Published OnJanuary 29, 2017The tactics you should use to respond to a data breach are mostly common sense. Keep calm and follow these five steps.
Many security experts now say that becoming the victim of a data breach is no longer a matter of “if” but “when.”
In fact, discovering you’ve been breached can be a bit of a blessing. Many companies don’t learn that they’ve been hacked for months, by which time intruders have done considerable damage.
The tactics for dealing with a data breach are mostly common sense, yet it’s surprising how few organizations follow their instincts. Confusion and alarm can give way to panic, which leads to reckless decision-making. If your organization is the victim of a hack, keep calm and follow these five steps.
1. Contain and assess the damage. Take a triage approach by first stopping the bleeding. Take any affected systems offline (if possible) or change passwords and other access controls to head off any further intrusions. Then take stock of what happened: What data was compromised and when? How much was stolen and how valuable is that data? Who is affected and what are the consequences for them? This last question is critical because the sensitivity of the data will determine your potential liability — and how quickly you need to respond.

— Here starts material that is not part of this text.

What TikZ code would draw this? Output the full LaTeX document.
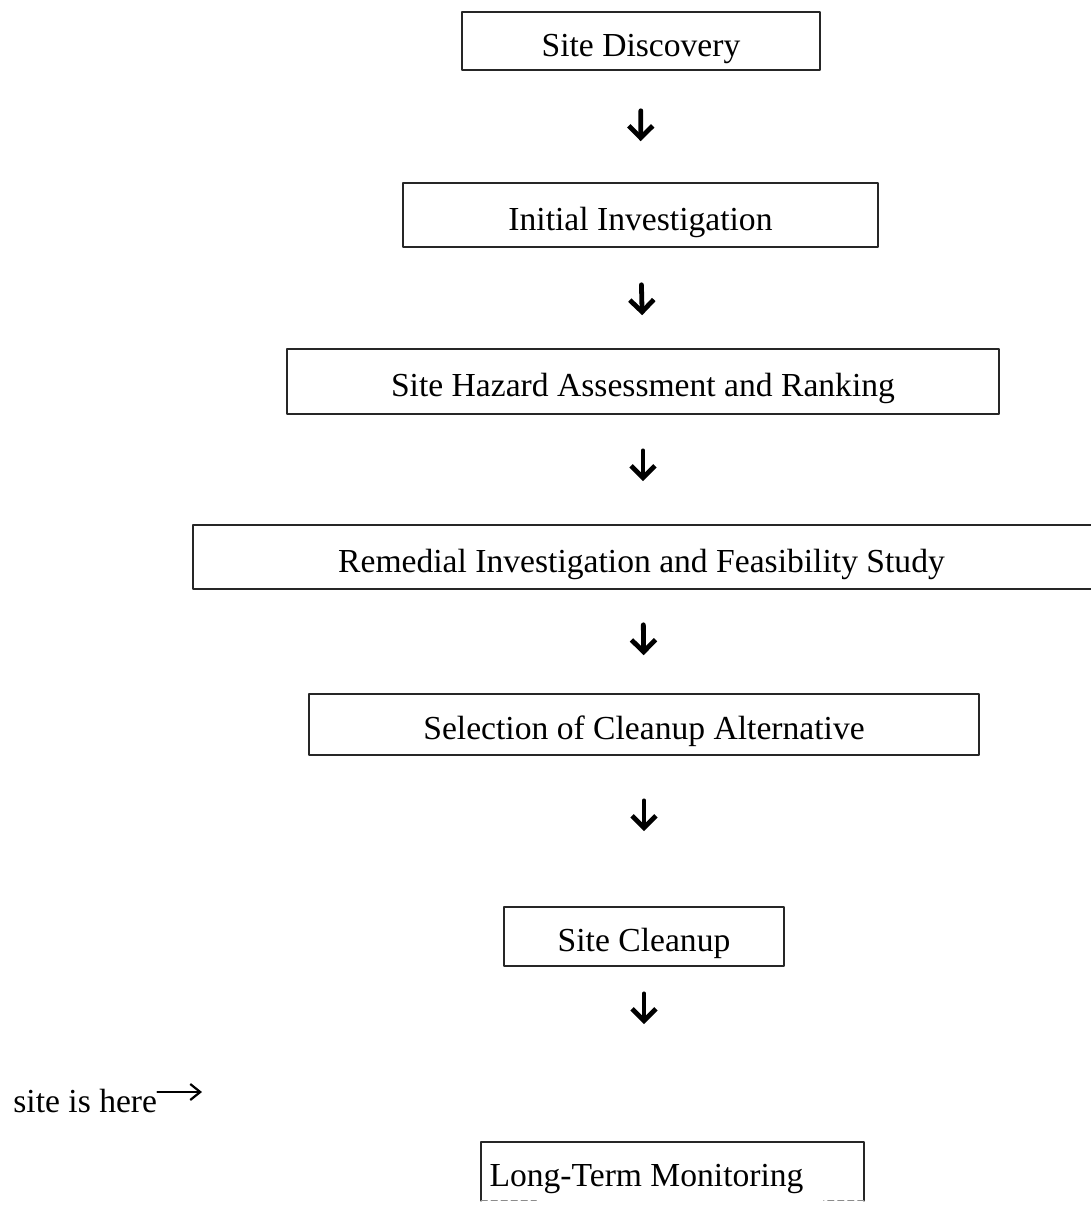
\documentclass[tikz,border=0pt]{standalone}
\usepackage{fontspec}
\setmainfont{Liberation Serif}
\usetikzlibrary{arrows.meta}
\tikzset{
    every picture/.style={line cap=round,line join=round},
    stagebox/.style={draw=black!85,line width=0.8pt,inner sep=0pt,
      text height=15pt,text depth=0pt,
      font=\fontsize{16.8}{20}\selectfont,align=center},
    openbox/.style={stagebox,draw=none},
    stagearrow/.style={-{Straight Barb[length=6pt,width=12pt]},draw=black,
      line width=2.4pt},
    notearrow/.style={-{Straight Barb[length=5pt,width=8pt]},draw=black,
      line width=1.1pt}
}
\begin{document}
\begin{tikzpicture}[x=0.5pt,y=-0.5pt]
  \useasboundingbox (0,0) rectangle (1091,1205);
  \clip (0,0) rectangle (1091,1205);
  % stages, top to bottom
  \node[stagebox,minimum width=179pt,minimum height=29pt] (discovery) at (641,41) {Site Discovery};
  \node[stagebox,minimum width=237.5pt,minimum height=32pt] (initial) at (640.5,215) {Initial Investigation};
  \node[stagebox,minimum width=356pt,minimum height=32.5pt] (hazard) at (643,381.5) {Site Hazard Assessment and Ranking};
  \node[stagebox,minimum width=458pt,minimum height=32pt] (rifs) at (651,557) {\hspace*{-9.5pt}Remedial Investigation and Feasibility Study};
  \node[stagebox,minimum width=335pt,minimum height=30.5pt] (select) at (644,724.5) {Selection of Cleanup Alternative};
  \node[stagebox,minimum width=140pt,minimum height=29.5pt] (cleanup) at (644,936.5) {Site Cleanup};
  \node[openbox,minimum width=190.5pt,minimum height=28.5pt] (monitor) at (672.5,1171.5) {\hspace*{-26pt}Long-Term Monitoring};
  \draw[draw=black!85,line width=0.8pt] (monitor.south west) -- (monitor.north west)
    -- (monitor.north east) -- (monitor.south east);
  \draw[draw=black!45,line width=0.6pt,densely dashed] (monitor.south west) -- ++(55,0);
  \draw[draw=black!45,line width=0.6pt,densely dashed] (monitor.south east) -- ++(-40,0);

  \draw[stagearrow,shorten <=20pt,shorten >=20.5pt] (discovery.south) -- (initial.north);
  \draw[stagearrow,shorten <=18.5pt,shorten >=16.5pt] (initial.south) -- (hazard.north);
  \draw[stagearrow,shorten <=18pt,shorten >=21.5pt] (hazard.south) -- (hazard.south |- rifs.north);
  \draw[stagearrow,shorten <=17.5pt,shorten >=19pt] (hazard.south |- rifs.south) -- (select.north);
  \draw[stagearrow,shorten <=22.5pt,shorten >=37.5pt] (select.south) -- (cleanup.north);
  \draw[stagearrow,shorten <=13.5pt,shorten >=59pt] (cleanup.south) -- (cleanup.south |- monitor.north);

  % pointer at the left
  \node[anchor=base west,font=\fontsize{16.8}{20}\selectfont,inner sep=0pt] (here) at (13,1112) {site is here};
  \coordinate (herept) at (202,1092);
  \draw[notearrow] ([yshift=10pt]here.base east) -- (herept);
\end{tikzpicture}
\end{document}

Find and secure all records related to the intrusion, including logs of network traffic, database queries and access attempts. If the breach occurred at a service provider, you may need to call in third-party help, as contractors aren’t always cooperative in having their operations investigated.
2. Notify authorities. Depending on the scope and severity of the breach, you may need to notify multiple regulatory and law enforcement agencies. Keep in mind that every state has its own notification rules, and regulatory agencies may be involved both on- and offshore. It’s a good idea to have a notification plan in place before a hack occurs.
3. Determine remediation steps. If sensitive information has been compromised, determine who has been affected, such as customers, business partners, employees and owners of personally identifiable information. You’ll need to contact these constituents to inform them of the issue and lay out your plan for damage control and remediation. The faster you act, the less likely you’ll have to deal with a storm of class-action suits and other legal threats.
4. Speak openly and often. As some recent prominent breaches have shown, trying to bury the news is a losing strategy. As soon as those people who are affected learn of the theft, the cat is out of the bag. Use the media at your disposal to get your message out and respond to questions. Be honest about what you know (and what you don’t know). Explain what you’re doing to prevent a recurrence and how you will help those who are affected. People can be remarkably forgiving if you show an earnest commitment to making things right.
5. Learn and improve. Develop a plan to prevent the incident from reoccurring. This should include technology fixes, but also process improvements and employee training. Share details with internal constituents and a broad outline with customers, media and other opinion-leaders.
Data breaches don’t kill companies — but they can create disruption and delay that sets back the organization. These steps will help you put the incident behind you as quickly as possible and emerge stronger from the experience.